March 11, 2011

Liquefaction in an aftershock

Posted by Austin Elliott

I stumbled upon a fascinating video a couple of weeks ago showing what happens to sand volcanoes as seismic waves pass. This would have fit in either my aftershocks or my liquefaction posts from last week, but it’s both stunning and unique so I decided it deserves a post of its own.–8ybjnwk


This New Zealand man is filming sand blows forming from liquefaction of a school yard in the 22 Feb M6.3 earthquake, when a large aftershock hits. Shaking from the aftershock isn’t immediately visibly apparent, but shrieks and metallic rattling herald its onset. Once the sharp noisy shaking is over, the ground continues undulating, apparent only in the fissures opened from liquefaction. As the seismic waves from the aftershock compress, dilate, and otherwise jostle the ground, the fissures feeding the sand blows open and close, alternately squirting silty water out and drawing it back down–along with the air above.
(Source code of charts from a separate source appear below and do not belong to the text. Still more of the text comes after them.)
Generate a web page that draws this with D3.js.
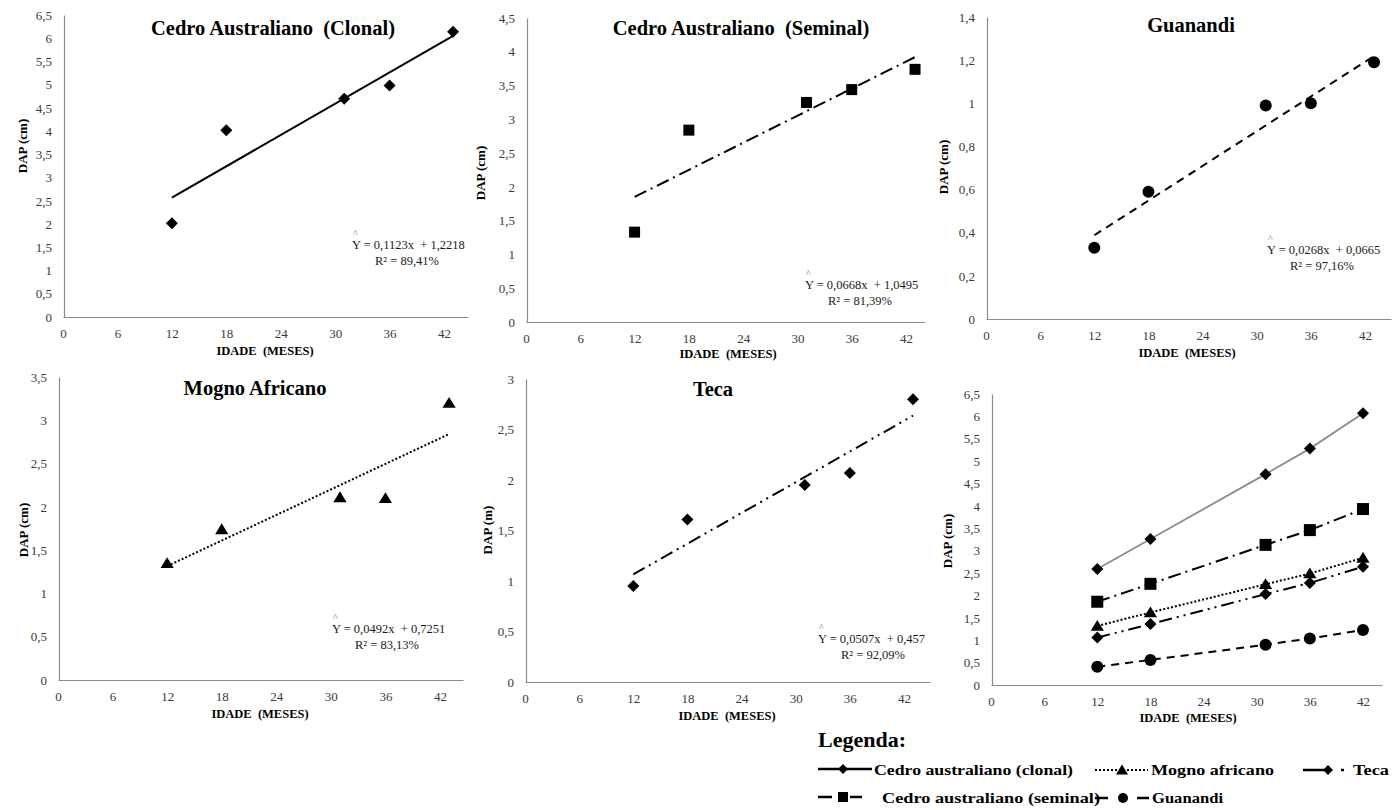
<!DOCTYPE html>
<html><head><meta charset="utf-8">
<script src="https://cdn.jsdelivr.net/npm/d3@7"></script>
<style>
body{margin:0;background:#fff;}
svg{display:block;font-family:"Liberation Serif","Times New Roman",serif;}
</style></head><body>
<svg id="chart" width="1392" height="810"></svg>
<script>
// Age (months) tick labels used on every x axis
const ageTicks = [0, 6, 12, 18, 24, 30, 36, 42];
// Ages at which the trees were measured
const ages = [12, 18, 31, 36, 43];
// Observed mean DAP (cm) per species
const dapClonal   = [2.02, 4.02, 4.70, 4.98, 6.14];
const dapSeminal  = [1.33, 2.84, 3.25, 3.44, 3.74];
const dapGuanandi = [0.33, 0.59, 0.99, 1.00, 1.19];
const dapMogno    = [1.35, 1.74, 2.11, 2.10, 3.20];
const dapTeca     = [0.95, 1.61, 1.95, 2.07, 2.80];
// Fitted linear models (slope, intercept, R²) in panel order
const fitSlope     = [0.1123, 0.0668, 0.0268, 0.0492, 0.0507];
const fitIntercept = [1.2218, 1.0495, 0.0665, 0.7251, 0.457];
const fitR2        = ["89,41%", "81,39%", "97,16%", "83,13%", "92,09%"];
// Combined panel: estimated DAP per species
const combinedAges = [12, 18, 31, 36, 42];
const estClonal   = [2.59, 3.26, 4.71, 5.28, 6.07];
const estSeminal  = [1.86, 2.26, 3.13, 3.46, 3.93];
const estMogno    = [1.32, 1.62, 2.25, 2.49, 2.84];
const estTeca     = [1.06, 1.36, 2.03, 2.28, 2.64];
const estGuanandi = [0.41, 0.56, 0.90, 1.04, 1.23];
// Y tick values
const yTicks65 = [0, 0.5, 1, 1.5, 2, 2.5, 3, 3.5, 4, 4.5, 5, 5.5, 6, 6.5];
const yTicks45 = [0, 0.5, 1, 1.5, 2, 2.5, 3, 3.5, 4, 4.5];
const yTicks14 = [0, 0.2, 0.4, 0.6, 0.8, 1, 1.2, 1.4];
const yTicks35 = [0, 0.5, 1, 1.5, 2, 2.5, 3, 3.5];
const yTicks30 = [0, 0.5, 1, 1.5, 2, 2.5, 3];

const svg = d3.select("#chart");
const fmt = v => String(+v.toFixed(4)).replace(".", ",");

// line styles and markers per species
const styles = {
  clonal:   {marker: "diamond",  dash: null},
  seminal:  {marker: "square",   dash: "13,5,2,5"},
  guanandi: {marker: "circle",   dash: "8,6"},
  mogno:    {marker: "triangle", dash: "2,2"},
  teca:     {marker: "diamond",  dash: "13,5,2,5,2,5"}
};

function marker(g, type, x, y, s) {
  let p;
  if (type === "diamond") p = `M${x},${y - s}L${x + s},${y}L${x},${y + s}L${x - s},${y}Z`;
  else if (type === "square") p = `M${x - s},${y - s}h${2 * s}v${2 * s}h${-2 * s}Z`;
  else if (type === "triangle") p = `M${x},${y - s}L${x + s * 1.1},${y + s * 0.8}L${x - s * 1.1},${y + s * 0.8}Z`;
  if (type === "circle") g.append("circle").attr("cx", x).attr("cy", y).attr("r", s).attr("fill", "#000");
  else g.append("path").attr("d", p).attr("fill", "#000");
}

const panels = [
  {key: "clonal", title: "Cedro Australiano  (Clonal)", ylab: "DAP (cm)", dap: dapClonal, yTicks: yTicks65,
   x0: 63, x42: 444, xEnd: 468, y0: 317, yTop: 15, titleX: 273, titleY: 35, ylabX: 22, ylabY: 146, xlabX: 265, xlabY: 355,
   eqX: 352, eqY: 249, ms: 6},
  {key: "seminal", title: "Cedro Australiano  (Seminal)", ylab: "DAP (cm)", dap: dapSeminal, yTicks: yTicks45,
   x0: 526, x42: 906, xEnd: 925, y0: 322, yTop: 18, titleX: 741, titleY: 35, ylabX: 480, ylabY: 173, xlabX: 728, xlabY: 358,
   eqX: 805, eqY: 289, ms: 5.5},
  {key: "guanandi", title: "Guanandi", ylab: "DAP (cm)", dap: dapGuanandi, yTicks: yTicks14,
   x0: 986, x42: 1365, xEnd: 1391, y0: 319, yTop: 17, titleX: 1191, titleY: 32, ylabX: 943, ylabY: 167, xlabX: 1187, xlabY: 357,
   eqX: 1267, eqY: 254, ms: 6},
  {key: "mogno", title: "Mogno Africano", ylab: "DAP (cm)", dap: dapMogno, yTicks: yTicks35,
   x0: 58, x42: 440, xEnd: 463, y0: 680, yTop: 377, titleX: 255, titleY: 395, ylabX: 23, ylabY: 530, xlabX: 260, xlabY: 718,
   eqX: 332, eqY: 633, ms: 6},
  {key: "teca", title: "Teca", ylab: "DAP (m)", dap: dapTeca, yTicks: yTicks30,
   x0: 525, x42: 904, xEnd: 930, y0: 682, yTop: 379, titleX: 713, titleY: 396, ylabX: 487, ylabY: 530, xlabX: 727, xlabY: 720,
   eqX: 818, eqY: 643, ms: 6}
];

function drawAxes(g, p) {
  const xMax = 42 * (p.xEnd - p.x0) / (p.x42 - p.x0);
  const x = d3.scaleLinear().domain([0, xMax]).range([p.x0, p.xEnd]);
  const yMax = p.yTicks[p.yTicks.length - 1];
  const y = d3.scaleLinear().domain([0, yMax]).range([p.y0, p.yTop]);

  const xa = g.append("g").attr("transform", `translate(0,${p.y0})`)
    .call(d3.axisBottom(x).tickValues(ageTicks).tickSize(0).tickSizeOuter(0).tickPadding(12).tickFormat(d => d));
  const ya = g.append("g").attr("transform", `translate(${p.x0 + 1},0)`)
    .call(d3.axisLeft(y).tickValues(p.yTicks).tickSize(0).tickSizeOuter(0).tickPadding(12).tickFormat(fmt));
  [xa, ya].forEach(a => {
    a.select(".domain").attr("stroke", "#8c8c8c").attr("stroke-width", 1.2);
    a.selectAll("text").attr("font-family", "Liberation Serif").attr("font-size", 13).attr("fill", "#3a3a3a");
  });

  g.append("text").attr("x", p.xlabX).attr("y", p.xlabY).attr("text-anchor", "middle")
    .attr("font-weight", "bold").attr("font-size", 12.5).style("white-space", "pre").text("IDADE  (MESES)");
  g.append("text").attr("transform", `translate(${p.ylabX},${p.ylabY}) rotate(-90)`)
    .attr("text-anchor", "middle").attr("dominant-baseline", "central")
    .attr("font-weight", "bold").attr("font-size", 13).text(p.ylab);
  return {x, y};
}

// individual species panels
panels.forEach((p, i) => {
  const g = svg.append("g");
  const {x, y} = drawAxes(g, p);
  const st = styles[p.key];

  g.append("text").attr("x", p.titleX).attr("y", p.titleY).attr("text-anchor", "middle")
    .attr("font-weight", "bold").attr("font-size", 20.5).style("white-space", "pre").text(p.title);

  // fitted trend line from the stated equation
  const x1 = ages[0], x2 = ages[ages.length - 1];
  g.append("line")
    .attr("x1", x(x1)).attr("y1", y(fitSlope[i] * x1 + fitIntercept[i]))
    .attr("x2", x(x2)).attr("y2", y(fitSlope[i] * x2 + fitIntercept[i]))
    .attr("stroke", "#000").attr("stroke-width", 2)
    .attr("stroke-dasharray", st.dash);

  ages.forEach((a, j) => marker(g, st.marker, x(a), y(p.dap[j]), p.ms));

  // equation and R²
  const eq = g.append("g").attr("font-size", 12.5).attr("fill", "#1a1a1a");
  eq.append("text").attr("x", p.eqX).attr("y", p.eqY).style("white-space", "pre")
    .text(`Y = ${fmt(fitSlope[i])}x  + ${fmt(fitIntercept[i])}`);
  eq.append("text").attr("x", p.eqX + 1).attr("y", p.eqY - 12).attr("font-size", 10).attr("fill", "#777").text("^");
  eq.append("text").attr("x", p.eqX + 23).attr("y", p.eqY + 16).text(`R² = ${fitR2[i]}`);
});

// combined panel
{
  const p = {ylab: "DAP (cm)", yTicks: yTicks65, x0: 991, x42: 1363, xEnd: 1382, y0: 685, yTop: 394,
    ylabX: 947, ylabY: 541, xlabX: 1188, xlabY: 722};
  const g = svg.append("g");
  const {x, y} = drawAxes(g, p);
  const series = [
    {key: "clonal", v: estClonal, color: "#8c8c8c", ms: 6},
    {key: "seminal", v: estSeminal, color: "#000", ms: 6},
    {key: "mogno", v: estMogno, color: "#000", ms: 6},
    {key: "teca", v: estTeca, color: "#000", ms: 6},
    {key: "guanandi", v: estGuanandi, color: "#000", ms: 6}
  ];
  const line = d3.line().x((d, j) => x(combinedAges[j])).y(d => y(d));
  series.forEach(s => {
    g.append("path").attr("d", line(s.v)).attr("fill", "none").attr("stroke", s.color)
      .attr("stroke-width", s.key === "clonal" ? 1.8 : 2).attr("stroke-dasharray", styles[s.key].dash);
  });
  series.forEach(s => s.v.forEach((d, j) => marker(g, styles[s.key].marker, x(combinedAges[j]), y(d), s.ms)));
}

// legend
{
  const g = svg.append("g");
  g.append("text").attr("x", 818).attr("y", 747).attr("font-weight", "bold").attr("font-size", 22).text("Legenda:");
  const txt = (x, y, t, w) => g.append("text").attr("x", x).attr("y", y).attr("font-weight", "bold")
    .attr("font-size", 15.5).attr("textLength", w).attr("lengthAdjust", "spacingAndGlyphs").text(t);
  const seg = (x1, x2, y, dash, w) => g.append("line").attr("x1", x1).attr("x2", x2).attr("y1", y).attr("y2", y)
    .attr("stroke", "#000").attr("stroke-width", w || 2.5).attr("stroke-dasharray", dash);

  // row 1
  seg(818, 872, 769);
  marker(g, "diamond", 843, 769, 5);
  txt(874, 775, "Cedro australiano (clonal)", 199);

  seg(1095, 1148, 770, "2,2", 2);
  marker(g, "triangle", 1122, 770, 5.5);
  txt(1151, 775, "Mogno africano", 123);

  seg(1303, 1325, 770);
  marker(g, "diamond", 1328, 770, 5);
  seg(1341, 1344, 770);
  txt(1353, 775, "Teca", 36);

  // row 2
  seg(818, 832, 797);
  g.append("rect").attr("x", 838).attr("y", 792).attr("width", 10).attr("height", 10).attr("fill", "#000");
  seg(850, 862, 797);
  txt(882, 803, "Cedro australiano (seminal)", 218);

  seg(1095, 1108, 798);
  marker(g, "circle", 1123, 798, 5);
  seg(1137, 1149, 798);
  txt(1152, 803, "Guanandi", 71);
}
</script>
</body></html>
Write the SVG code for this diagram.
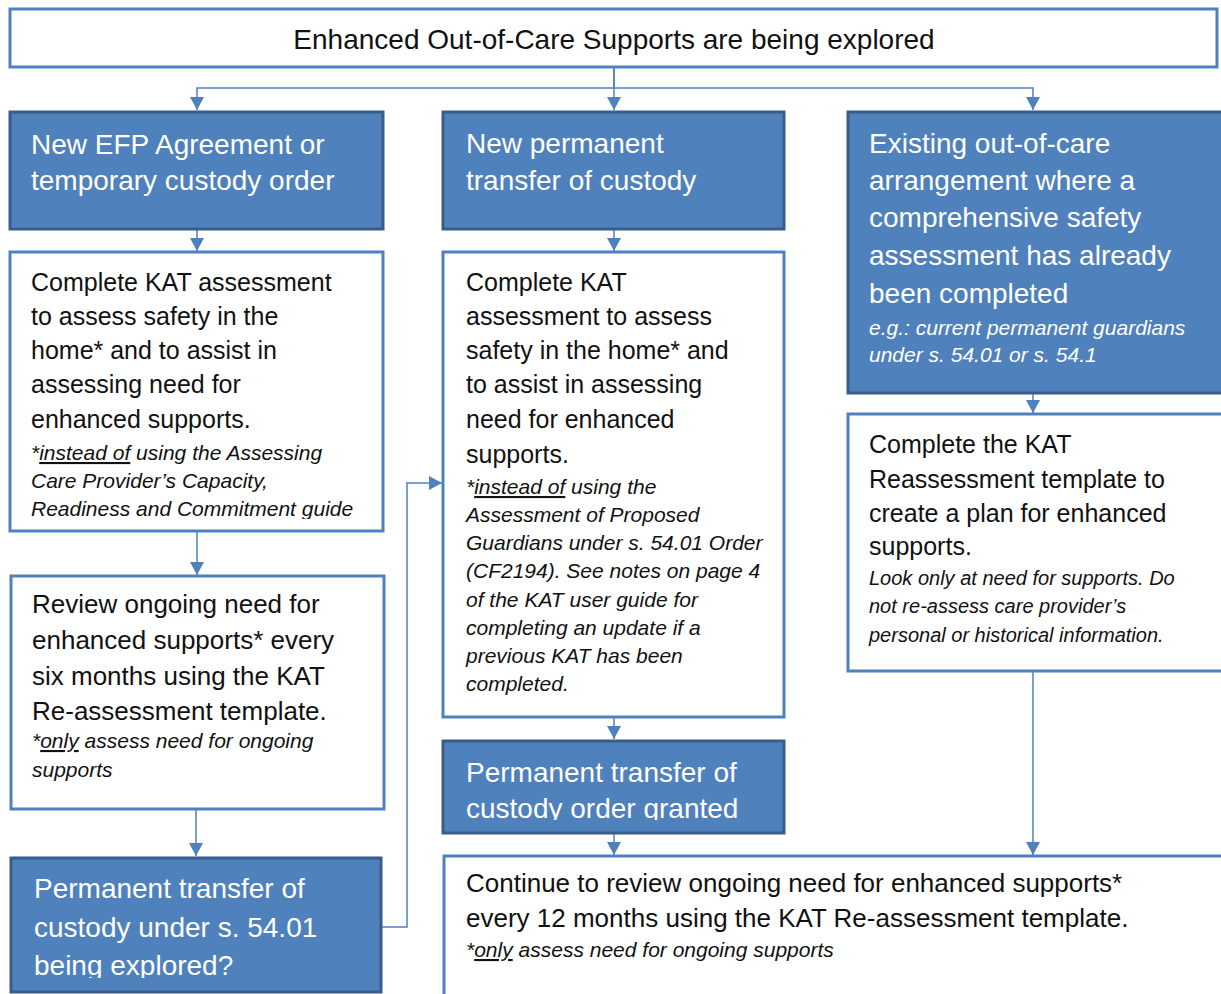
<svg xmlns="http://www.w3.org/2000/svg" width="1221" height="994" viewBox="0 0 1221 994">
<style>
text{font-family:"Liberation Sans",Arial,sans-serif}
.dark{fill:#4f81bd;stroke:#385d8a;stroke-width:3}
.light{fill:#ffffff;stroke:#4f81bd;stroke-width:3}
.hdr{font-size:28px;fill:#111}
.ttl{font-size:28px;fill:#ffffff}
.b{font-size:25px;fill:#111}
.b26{font-size:26px;fill:#111}
.i{font-size:21px;font-style:italic;fill:#111}
.iw{font-size:21px;font-style:italic;fill:#ffffff}
.i20{font-size:20px;font-style:italic;fill:#111}
.u{text-decoration:underline}
.conn path{fill:none;stroke:#4f81bd;stroke-width:1.5}
</style>
<defs>
<marker id="ah" markerUnits="userSpaceOnUse" markerWidth="13" markerHeight="14" refX="13" refY="7" orient="auto">
<path d="M0,0 L13,7 L0,14 z" fill="#4f81bd"/>
</marker>
<clipPath id="c1b"><rect x="0" y="250" width="400" height="269"/></clipPath>
<clipPath id="c1d"><rect x="0" y="855" width="400" height="123"/></clipPath>
<clipPath id="c2c"><rect x="440" y="738" width="350" height="82"/></clipPath>
</defs>
<rect width="1221" height="994" fill="#ffffff"/>

<g id="connectors" class="conn">
<path d="M614,67 V88 H197 V110" marker-end="url(#ah)"/>
<path d="M614,67 V110" marker-end="url(#ah)"/>
<path d="M614,88 H1033 V110" marker-end="url(#ah)"/>
<path d="M197,230 V251" marker-end="url(#ah)"/>
<path d="M614,230 V251" marker-end="url(#ah)"/>
<path d="M1033,393 V413" marker-end="url(#ah)"/>
<path d="M197,532 V575" marker-end="url(#ah)"/>
<path d="M196,809 V856" marker-end="url(#ah)"/>
<path d="M382,927 H407 V483 H442" marker-end="url(#ah)"/>
<path d="M614,717 V739" marker-end="url(#ah)"/>
<path d="M614,833 V855" marker-end="url(#ah)"/>
<path d="M1033,671 V855" marker-end="url(#ah)"/>
</g>

<g id="header">
<rect class="light" x="10" y="9" width="1207" height="58"/>
<text class="hdr" x="614" y="49" text-anchor="middle">Enhanced Out-of-Care Supports are being explored</text>
</g>

<g id="new-efp">
<rect class="dark" x="10" y="112" width="373" height="117"/>
<text class="ttl" x="31" y="154">New EFP Agreement or</text>
<text class="ttl" x="31" y="190">temporary custody order</text>
</g>

<g id="new-permanent">
<rect class="dark" x="443" y="112" width="341" height="117"/>
<text class="ttl" x="466" y="153">New permanent</text>
<text class="ttl" x="466" y="190">transfer of custody</text>
</g>

<g id="existing">
<rect class="dark" x="848" y="112" width="380" height="281"/>
<text class="ttl" x="869" y="153">Existing out-of-care</text>
<text class="ttl" x="869" y="190">arrangement where a</text>
<text class="ttl" x="869" y="227">comprehensive safety</text>
<text class="ttl" x="869" y="265">assessment has already</text>
<text class="ttl" x="869" y="303">been completed</text>
<text class="iw" x="869" y="335">e.g.: current permanent guardians</text>
<text class="iw" x="869" y="362">under s. 54.01 or s. 54.1</text>
</g>

<g id="kat-efp">
<rect class="light" x="10" y="252" width="373" height="279"/>
<g clip-path="url(#c1b)">
<text class="b" x="31" y="291">Complete KAT assessment</text>
<text class="b" x="31" y="325">to assess safety in the</text>
<text class="b" x="31" y="359">home* and to assist in</text>
<text class="b" x="31" y="393">assessing need for</text>
<text class="b" x="31" y="428">enhanced supports.</text>
<text class="i" x="31" y="460">*<tspan class="u">instead of</tspan> using the Assessing</text>
<text class="i" x="31" y="488">Care Provider’s Capacity,</text>
<text class="i" x="31" y="516">Readiness and Commitment guide</text>
</g>
</g>

<g id="review-six">
<rect class="light" x="11" y="576" width="373" height="233"/>
<text class="b26" x="32" y="613">Review ongoing need for</text>
<text class="b26" x="32" y="649">enhanced supports* every</text>
<text class="b26" x="32" y="685">six months using the KAT</text>
<text class="b26" x="32" y="720">Re-assessment template.</text>
<text class="i" x="32" y="748">*<tspan class="u">only</tspan> assess need for ongoing</text>
<text class="i" x="32" y="777">supports</text>
</g>

<g id="ptc-explored">
<rect class="dark" x="11" y="858" width="370" height="134"/>
<g clip-path="url(#c1d)">
<text class="ttl" x="34" y="898">Permanent transfer of</text>
<text class="ttl" x="34" y="937">custody under s. 54.01</text>
<text class="ttl" x="34" y="975">being explored?</text>
</g>
</g>

<g id="kat-permanent">
<rect class="light" x="443" y="252" width="341" height="465"/>
<text class="b" x="466" y="291">Complete KAT</text>
<text class="b" x="466" y="325">assessment to assess</text>
<text class="b" x="466" y="359">safety in the home* and</text>
<text class="b" x="466" y="393">to assist in assessing</text>
<text class="b" x="466" y="428">need for enhanced</text>
<text class="b" x="466" y="463">supports.</text>
<text class="i" x="466" y="494">*<tspan class="u">instead of</tspan> using the</text>
<text class="i" x="466" y="522">Assessment of Proposed</text>
<text class="i" x="466" y="550">Guardians under s. 54.01 Order</text>
<text class="i" x="466" y="578">(CF2194). See notes on page 4</text>
<text class="i" x="466" y="607">of the KAT user guide for</text>
<text class="i" x="466" y="635">completing an update if a</text>
<text class="i" x="466" y="663">previous KAT has been</text>
<text class="i" x="466" y="691">completed.</text>
</g>

<g id="ptc-granted">
<rect class="dark" x="443" y="741" width="341" height="92"/>
<g clip-path="url(#c2c)">
<text class="ttl" x="466" y="782">Permanent transfer of</text>
<text class="ttl" x="466" y="818">custody order granted</text>
</g>
</g>

<g id="kat-reassess">
<rect class="light" x="848" y="414" width="380" height="257"/>
<text class="b" x="869" y="453">Complete the KAT</text>
<text class="b" x="869" y="488">Reassessment template to</text>
<text class="b" x="869" y="522">create a plan for enhanced</text>
<text class="b" x="869" y="555">supports.</text>
<text class="i20" x="869" y="585">Look only at need for supports. Do</text>
<text class="i20" x="869" y="613">not re-assess care provider’s</text>
<text class="i20" x="869" y="642">personal or historical information.</text>
</g>

<g id="continue-review">
<rect class="light" x="444" y="856" width="784" height="150"/>
<text class="b26" x="466" y="892">Continue to review ongoing need for enhanced supports*</text>
<text class="b26" x="466" y="927">every 12 months using the KAT Re-assessment template.</text>
<text class="i" x="466" y="957">*<tspan class="u">only</tspan> assess need for ongoing supports</text>
</g>
</svg>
Quite a phenomenal illustration of the ground’s undulation. The sight of this lends credence to some alleged eye-witness reports of the 1811-1812 Missouri earthquakes, which claim that as the ground heaved, “fissures opened and slammed shut… spewing water high into the air.” Reports like this (especially from random websites) tend to suffer from the telephone syndrome, in which subtle modifications by a series of reporters lead to misinformation. So take the accounts in that link with a grain of salt; perhaps I’ll compile legitimate resources on that fascinating earthquake sequence in a future post.